Homework Question from George Church: Choose ONE of the following three questions to answer; and please cite AI prompts or paper citations used, if any.

1. What are the 10 essential amino acids in all animals and how does this affect your view of the “Lysine Contingency”?

The main 10 aminoacids are: Arginine, Isoleucine, lysine, Methionine, Phenylalanine, Histidine, Leucine, Threonine, Tryptophan and Valine. Now, according to the Jurassic Park Wiki, the Lysine Contingency “is intended to prevent the spread of the animals in case they ever got off the island. Dr. Wu inserted a gene that creates a single faulty enzyme in protein metabolism. The animals can’t manufacture the amino acid lysine. Unless they’re continually supplied with lysine by us, they’ll slip into a coma and die”

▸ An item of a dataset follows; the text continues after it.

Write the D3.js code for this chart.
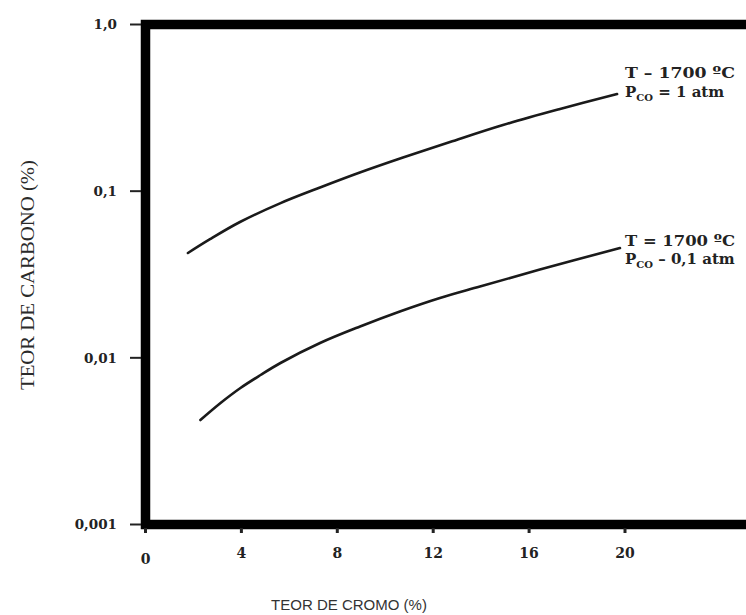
<!DOCTYPE html>
<html><head><meta charset="utf-8">
<script src="https://cdn.jsdelivr.net/npm/d3@7"></script>
<style>body{margin:0;background:#fff}svg{display:block}</style>
</head><body>
<svg id="c" width="746" height="615"></svg>
<script>
// Data
const cromoUpper = [1.77, 2.69, 3.94, 5.61, 7.28, 8.94, 10.74, 12.70, 14.91, 17.29, 19.67];
const carbonUpper = [0.04256, 0.0515, 0.0653, 0.0845, 0.1052, 0.1294, 0.1592, 0.1972, 0.2494, 0.3112, 0.3828];
const cromoLower = [2.29, 3.13, 3.96, 4.80, 5.63, 7.28, 8.95, 10.61, 12.28, 13.95, 16.45, 19.79];
const carbonLower = [0.004236, 0.005358, 0.006592, 0.007888, 0.009311, 0.01227, 0.01542, 0.01897, 0.02286, 0.02679, 0.03388, 0.0456];
const xTicks = [0, 4, 8, 12, 16, 20];
const yTicks = [1, 0.1, 0.01, 0.001];
const yTickLabels = ["1,0", "0,1", "0,01", "0,001"];
const labelUpper = ["T \u2013 1700 \u00BAC", " = 1 atm"];
const labelLower = ["T = 1700 \u00BAC", " \u2013 0,1 atm"];

const svg = d3.select("#c");
const x = d3.scaleLinear().domain([0, 20]).range([145.5, 625]);
const y = d3.scaleLog().domain([0.001, 1]).range([524.5, 24.5]);

// frame
svg.append("rect").attr("x", x(0)).attr("y", y(1))
  .attr("width", 780 - x(0)).attr("height", y(0.001) - y(1))
  .attr("fill", "none").attr("stroke", "#000").attr("stroke-width", 9.5);

// y ticks
const tickFont = "'DejaVu Serif', serif";
svg.selectAll(".yt").data(yTicks).join("line")
  .attr("x1", 130).attr("x2", 141)
  .attr("y1", d => y(d)).attr("y2", d => y(d))
  .attr("stroke", "#222").attr("stroke-width", 2);
svg.selectAll(".yl").data(yTicks).join("text")
  .attr("x", 117).attr("y", d => y(d)).attr("dy", "0.36em")
  .attr("text-anchor", "end").attr("font-family", tickFont)
  .attr("font-weight", "bold").attr("font-size", 13.5).attr("fill", "#222")
  .text((d, i) => yTickLabels[i]);

// x ticks
svg.selectAll(".xt").data(xTicks).join("line")
  .attr("x1", d => x(d)).attr("x2", d => x(d))
  .attr("y1", 528).attr("y2", 533)
  .attr("stroke", "#222").attr("stroke-width", 3);
svg.selectAll(".xl").data(xTicks).join("text")
  .attr("x", d => x(d)).attr("y", d => d === 0 ? 559 : 553).attr("dy", "0.36em")
  .attr("text-anchor", "middle").attr("font-family", tickFont)
  .attr("font-weight", "bold").attr("font-size", 14).attr("fill", "#222")
  .text(d => d);

// axis titles
svg.append("text").attr("transform", "translate(34,275) rotate(-90)")
  .attr("text-anchor", "middle").attr("font-family", "'Liberation Serif', serif")
  .attr("font-size", 18).attr("fill", "#2a2a2a")
  .attr("textLength", 230).attr("lengthAdjust", "spacingAndGlyphs")
  .text("TEOR DE CARBONO (%)");
svg.append("text").attr("x", 349).attr("y", 610)
  .attr("text-anchor", "middle").attr("font-family", "'Liberation Sans', Arial, sans-serif")
  .attr("font-size", 15).attr("fill", "#333")
  .text("TEOR DE CROMO (%)");

// curves
const line = d3.line().x(d => x(d[0])).y(d => y(d[1])).curve(d3.curveCatmullRom.alpha(0.5));
[[cromoUpper, carbonUpper], [cromoLower, carbonLower]].forEach(([cx, cy]) => {
  svg.append("path").datum(cx.map((v, i) => [v, cy[i]]))
    .attr("d", line).attr("fill", "none").attr("stroke", "#1a1a1a")
    .attr("stroke-width", 2.6).attr("stroke-linecap", "round");
});

// curve labels
function curveLabel(lbl, ty, py) {
  const g = svg.append("g").attr("font-family", tickFont).attr("font-weight", "bold")
    .attr("fill", "#222");
  g.append("text").attr("x", 625).attr("y", ty).attr("dy", "0.36em")
    .attr("font-size", 15.5).attr("textLength", 110).attr("lengthAdjust", "spacingAndGlyphs")
    .text(lbl[0]);
  const t = g.append("text").attr("x", 625).attr("y", py).attr("dy", "0.36em")
    .attr("font-size", 15);
  t.append("tspan").text("P");
  t.append("tspan").attr("dy", 4).attr("font-size", 10).text("CO");
  t.append("tspan").attr("dy", -4).text(lbl[1]);
}
curveLabel(labelUpper, 72, 92);
curveLabel(labelLower, 240, 259);
</script>
</body></html>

It seems logical, because it is a second barrier of security in case the animals escape off the island. However, it is mostly a flawed hypothesis. Lysine is already an essential amino acid for all animals, meaning it must be obtained through diet, not synthesized internally. The dinosaurs would have needed to consume lysine-rich foods (meat, legumes, etc.) regardless of their engineering. So in the case of the dinosaurs escaping, other animals or plants would provide them with the necessary lysine, allowing them to survive. Although, maybe another hypothesis could be that the genetic modification may have created an exaggerated dependency on lysine, requiring amounts far greater than any natural diet could provide. In this scenario, Dr. Wu could have supplied a specially concentrated lysine supplement on the island to meet this particular need. If they escaped, even consuming lysine-rich foods in the wild would fail to meet their requirement, which would be a more clever (yet still very science-fiction oriented) option.

References:

Albertson, T. M., & Preston, B. D. (2006). DNA Replication Fidelity: proofreading in Trans. Current Biology, 16(6), R209–R211. https://doi.org/10.1016/j.cub.2006.02.031

Dav University. (n.d.). DNA proofreading and repair. DAV UNIVERSITY. https://davuniversity.org/images/files/study-material/DNA%20proofreading,EDU161.pdf

Hoose A. Vellacott R. Storch M. Freemont P. S. Ryadnov M. G. DNA synthesis technologies to close the gene writing gap. Nat. Rev. Chem. 2023;7:144–161. doi: 10.1038/s41570-022-00456-9. https://dx.doi.org/10.1038/s41570-022-00456-9 [DOI] [PMC free article] [PubMed] [Google Scholar]

Yin Y, Arneson R, Yuan Y, Fang S. Long oligos: direct chemical synthesis of genes with up to 1728 nucleotides. Chem Sci. 2024 Dec 18;16(4):1966-1973. doi: 10.1039/d4sc06958g. PMID: 39759933; PMCID: PMC11694485.